Why Thinking Small Works
The authors’ central argument challenges traditional self-help approaches that focus on “dreaming big” and “thinking positive.” As they explain through the story of Sarah, a struggling student who went from failing math to rediscovering motivation by learning to break her goal into small, manageable chunks, thinking small is the art of turning ambition into process. This approach reduces the friction between intention and action by exploiting what the authors call “behavioral bottlenecks” — moments where human habit, bias, or fatigue derail progress. With concrete examples from education, health, and business, they show how small behavioral tweaks — like simplifying plans, forming public commitments, or structuring feedback — can generate compounding effects over time.
From Policy Insights to Personal Growth
Although the Behavioral Insights Team originally used these concepts to improve public services—such as redesigning tax reminders or helping job seekers find work—Think Small translates the same science into tools for individuals. Whether you want to lose weight, save money, get fitter, or nurture better relationships, behavioral insights can help you nudge yourself toward success. The authors frame their ideas as “self-nudges”: small, strategic interventions that reshape your environment so that the easy choice becomes the right choice.

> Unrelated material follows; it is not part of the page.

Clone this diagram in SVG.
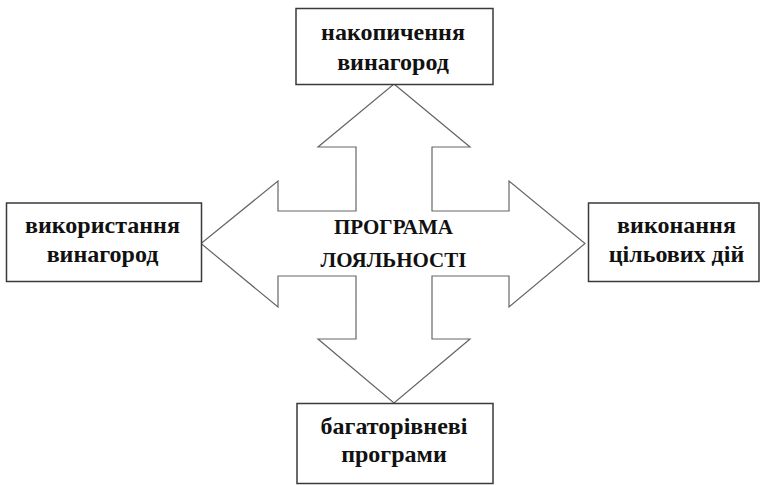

For example, rather than relying on self-discipline to eat well, you can remove unhealthy snacks from view (“make it easy”); instead of vague goals like “save more,” setting automatic transfers turns intention into behavior.
The Power of Behavioral Scaffolding
David Halpern, the Behavioral Insights Team’s chief executive, opens the book with a vivid metaphor for how people build good habits: achieving a goal is like constructing a building—it needs solid foundations, structured scaffolding, and small, careful adjustments over time. Through behavioral scaffolding, you support yourself when your focus wavers, reducing the need for constant self-control. The scaffolding eventually becomes invisible, but your behaviors stand tall on their own.
Throughout the book, Service and Gallagher demonstrate how applied common sense—reinforced by behavioral evidence—can vastly increase your chances of success. Each chapter offers real examples (a teacher improving class results, a smoker quitting through commitment contracts, an athlete enhancing performance through chunking practice) to illustrate that effective change doesn’t come from trying harder but from designing smarter. Think Small is ultimately a handbook for turning lofty aspirations into daily behaviors that stick. It reminds readers that the difference between big dreams and lasting results is often found in the smallest, smartest details.